Information provided:
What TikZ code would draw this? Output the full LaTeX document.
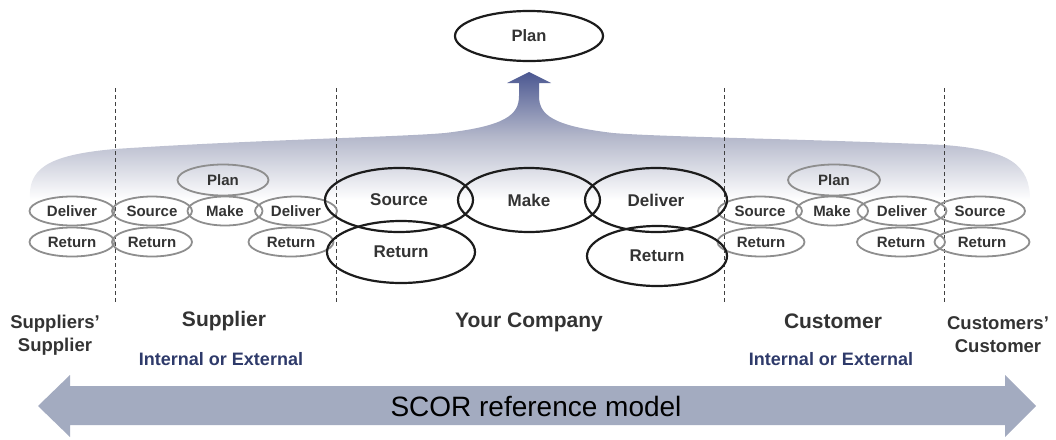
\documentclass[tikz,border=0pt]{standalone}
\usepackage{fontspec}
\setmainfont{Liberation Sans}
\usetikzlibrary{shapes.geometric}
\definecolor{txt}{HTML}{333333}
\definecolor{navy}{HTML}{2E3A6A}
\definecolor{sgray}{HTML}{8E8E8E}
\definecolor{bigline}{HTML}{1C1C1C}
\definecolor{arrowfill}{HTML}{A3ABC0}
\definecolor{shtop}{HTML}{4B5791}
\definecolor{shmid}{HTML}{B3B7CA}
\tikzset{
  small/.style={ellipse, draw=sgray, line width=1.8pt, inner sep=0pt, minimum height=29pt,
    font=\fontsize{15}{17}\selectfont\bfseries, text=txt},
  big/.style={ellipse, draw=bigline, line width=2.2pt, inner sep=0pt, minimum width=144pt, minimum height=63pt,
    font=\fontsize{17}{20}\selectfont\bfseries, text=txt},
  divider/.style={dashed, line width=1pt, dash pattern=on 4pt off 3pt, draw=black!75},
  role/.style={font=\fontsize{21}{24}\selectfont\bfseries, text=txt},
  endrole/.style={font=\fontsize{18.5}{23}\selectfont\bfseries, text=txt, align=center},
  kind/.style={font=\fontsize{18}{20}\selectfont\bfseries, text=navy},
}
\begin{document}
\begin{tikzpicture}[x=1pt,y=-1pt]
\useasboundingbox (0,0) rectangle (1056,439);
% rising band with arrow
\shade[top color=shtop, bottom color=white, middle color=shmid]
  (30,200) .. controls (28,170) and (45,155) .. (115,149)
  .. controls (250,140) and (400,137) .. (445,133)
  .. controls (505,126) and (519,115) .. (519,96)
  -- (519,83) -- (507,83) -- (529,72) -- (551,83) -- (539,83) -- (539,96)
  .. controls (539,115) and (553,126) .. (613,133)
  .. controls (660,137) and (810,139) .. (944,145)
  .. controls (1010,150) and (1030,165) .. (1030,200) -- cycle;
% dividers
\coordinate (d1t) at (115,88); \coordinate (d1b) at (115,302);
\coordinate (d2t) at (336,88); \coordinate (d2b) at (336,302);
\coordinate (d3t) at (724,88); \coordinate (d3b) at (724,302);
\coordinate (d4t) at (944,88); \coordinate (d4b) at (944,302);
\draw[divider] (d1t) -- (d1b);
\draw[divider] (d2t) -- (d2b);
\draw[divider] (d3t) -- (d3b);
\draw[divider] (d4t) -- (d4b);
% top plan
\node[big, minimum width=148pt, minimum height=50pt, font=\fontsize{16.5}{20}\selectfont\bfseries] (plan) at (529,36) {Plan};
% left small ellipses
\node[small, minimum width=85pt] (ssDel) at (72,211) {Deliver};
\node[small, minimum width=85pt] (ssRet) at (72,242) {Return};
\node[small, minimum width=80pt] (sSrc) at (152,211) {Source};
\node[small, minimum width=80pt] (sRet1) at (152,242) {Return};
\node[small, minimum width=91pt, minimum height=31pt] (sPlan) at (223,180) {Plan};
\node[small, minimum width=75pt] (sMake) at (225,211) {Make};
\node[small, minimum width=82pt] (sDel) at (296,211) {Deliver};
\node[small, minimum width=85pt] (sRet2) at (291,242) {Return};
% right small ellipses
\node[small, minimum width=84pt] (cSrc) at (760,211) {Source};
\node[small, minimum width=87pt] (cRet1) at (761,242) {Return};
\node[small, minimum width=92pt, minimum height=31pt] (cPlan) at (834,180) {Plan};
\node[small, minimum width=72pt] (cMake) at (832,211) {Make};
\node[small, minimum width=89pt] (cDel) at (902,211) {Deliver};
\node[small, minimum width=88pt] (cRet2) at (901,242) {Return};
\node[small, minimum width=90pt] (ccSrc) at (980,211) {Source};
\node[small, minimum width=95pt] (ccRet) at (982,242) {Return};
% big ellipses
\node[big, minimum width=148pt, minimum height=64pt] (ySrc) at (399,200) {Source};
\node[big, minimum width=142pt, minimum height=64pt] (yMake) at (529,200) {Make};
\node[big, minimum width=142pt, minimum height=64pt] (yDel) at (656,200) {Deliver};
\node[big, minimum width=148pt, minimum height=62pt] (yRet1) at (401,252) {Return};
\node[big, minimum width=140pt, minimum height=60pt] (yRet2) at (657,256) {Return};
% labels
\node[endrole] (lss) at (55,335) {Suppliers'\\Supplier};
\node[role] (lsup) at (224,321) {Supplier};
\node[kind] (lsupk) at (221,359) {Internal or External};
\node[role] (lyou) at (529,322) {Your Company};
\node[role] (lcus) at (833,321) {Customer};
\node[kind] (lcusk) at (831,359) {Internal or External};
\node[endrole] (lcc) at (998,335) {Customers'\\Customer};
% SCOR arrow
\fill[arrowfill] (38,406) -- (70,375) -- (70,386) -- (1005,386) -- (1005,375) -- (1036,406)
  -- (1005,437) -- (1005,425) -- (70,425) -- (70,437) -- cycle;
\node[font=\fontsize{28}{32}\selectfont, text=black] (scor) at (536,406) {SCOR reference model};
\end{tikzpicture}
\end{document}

What is required:
Copy the whole listing above word for word but do not carry over the pictures.

Correct answer:
What TikZ code would draw this? Output the full LaTeX document.
\documentclass[tikz,border=0pt]{standalone}
\usepackage{fontspec}
\setmainfont{Liberation Sans}
\usetikzlibrary{shapes.geometric}
\definecolor{txt}{HTML}{333333}
\definecolor{navy}{HTML}{2E3A6A}
\definecolor{sgray}{HTML}{8E8E8E}
\definecolor{bigline}{HTML}{1C1C1C}
\definecolor{arrowfill}{HTML}{A3ABC0}
\definecolor{shtop}{HTML}{4B5791}
\definecolor{shmid}{HTML}{B3B7CA}
\tikzset{
  small/.style={ellipse, draw=sgray, line width=1.8pt, inner sep=0pt, minimum height=29pt,
    font=\fontsize{15}{17}\selectfont\bfseries, text=txt},
  big/.style={ellipse, draw=bigline, line width=2.2pt, inner sep=0pt, minimum width=144pt, minimum height=63pt,
    font=\fontsize{17}{20}\selectfont\bfseries, text=txt},
  divider/.style={dashed, line width=1pt, dash pattern=on 4pt off 3pt, draw=black!75},
  role/.style={font=\fontsize{21}{24}\selectfont\bfseries, text=txt},
  endrole/.style={font=\fontsize{18.5}{23}\selectfont\bfseries, text=txt, align=center},
  kind/.style={font=\fontsize{18}{20}\selectfont\bfseries, text=navy},
}
\begin{document}
\begin{tikzpicture}[x=1pt,y=-1pt]
\useasboundingbox (0,0) rectangle (1056,439);
% rising band with arrow
\shade[top color=shtop, bottom color=white, middle color=shmid]
  (30,200) .. controls (28,170) and (45,155) .. (115,149)
  .. controls (250,140) and (400,137) .. (445,133)
  .. controls (505,126) and (519,115) .. (519,96)
  -- (519,83) -- (507,83) -- (529,72) -- (551,83) -- (539,83) -- (539,96)
  .. controls (539,115) and (553,126) .. (613,133)
  .. controls (660,137) and (810,139) .. (944,145)
  .. controls (1010,150) and (1030,165) .. (1030,200) -- cycle;
% dividers
\coordinate (d1t) at (115,88); \coordinate (d1b) at (115,302);
\coordinate (d2t) at (336,88); \coordinate (d2b) at (336,302);
\coordinate (d3t) at (724,88); \coordinate (d3b) at (724,302);
\coordinate (d4t) at (944,88); \coordinate (d4b) at (944,302);
\draw[divider] (d1t) -- (d1b);
\draw[divider] (d2t) -- (d2b);
\draw[divider] (d3t) -- (d3b);
\draw[divider] (d4t) -- (d4b);
% top plan
\node[big, minimum width=148pt, minimum height=50pt, font=\fontsize{16.5}{20}\selectfont\bfseries] (plan) at (529,36) {Plan};
% left small ellipses
\node[small, minimum width=85pt] (ssDel) at (72,211) {Deliver};
\node[small, minimum width=85pt] (ssRet) at (72,242) {Return};
\node[small, minimum width=80pt] (sSrc) at (152,211) {Source};
\node[small, minimum width=80pt] (sRet1) at (152,242) {Return};
\node[small, minimum width=91pt, minimum height=31pt] (sPlan) at (223,180) {Plan};
\node[small, minimum width=75pt] (sMake) at (225,211) {Make};
\node[small, minimum width=82pt] (sDel) at (296,211) {Deliver};
\node[small, minimum width=85pt] (sRet2) at (291,242) {Return};
% right small ellipses
\node[small, minimum width=84pt] (cSrc) at (760,211) {Source};
\node[small, minimum width=87pt] (cRet1) at (761,242) {Return};
\node[small, minimum width=92pt, minimum height=31pt] (cPlan) at (834,180) {Plan};
\node[small, minimum width=72pt] (cMake) at (832,211) {Make};
\node[small, minimum width=89pt] (cDel) at (902,211) {Deliver};
\node[small, minimum width=88pt] (cRet2) at (901,242) {Return};
\node[small, minimum width=90pt] (ccSrc) at (980,211) {Source};
\node[small, minimum width=95pt] (ccRet) at (982,242) {Return};
% big ellipses
\node[big, minimum width=148pt, minimum height=64pt] (ySrc) at (399,200) {Source};
\node[big, minimum width=142pt, minimum height=64pt] (yMake) at (529,200) {Make};
\node[big, minimum width=142pt, minimum height=64pt] (yDel) at (656,200) {Deliver};
\node[big, minimum width=148pt, minimum height=62pt] (yRet1) at (401,252) {Return};
\node[big, minimum width=140pt, minimum height=60pt] (yRet2) at (657,256) {Return};
% labels
\node[endrole] (lss) at (55,335) {Suppliers'\\Supplier};
\node[role] (lsup) at (224,321) {Supplier};
\node[kind] (lsupk) at (221,359) {Internal or External};
\node[role] (lyou) at (529,322) {Your Company};
\node[role] (lcus) at (833,321) {Customer};
\node[kind] (lcusk) at (831,359) {Internal or External};
\node[endrole] (lcc) at (998,335) {Customers'\\Customer};
% SCOR arrow
\fill[arrowfill] (38,406) -- (70,375) -- (70,386) -- (1005,386) -- (1005,375) -- (1036,406)
  -- (1005,437) -- (1005,425) -- (70,425) -- (70,437) -- cycle;
\node[font=\fontsize{28}{32}\selectfont, text=black] (scor) at (536,406) {SCOR reference model};
\end{tikzpicture}
\end{document}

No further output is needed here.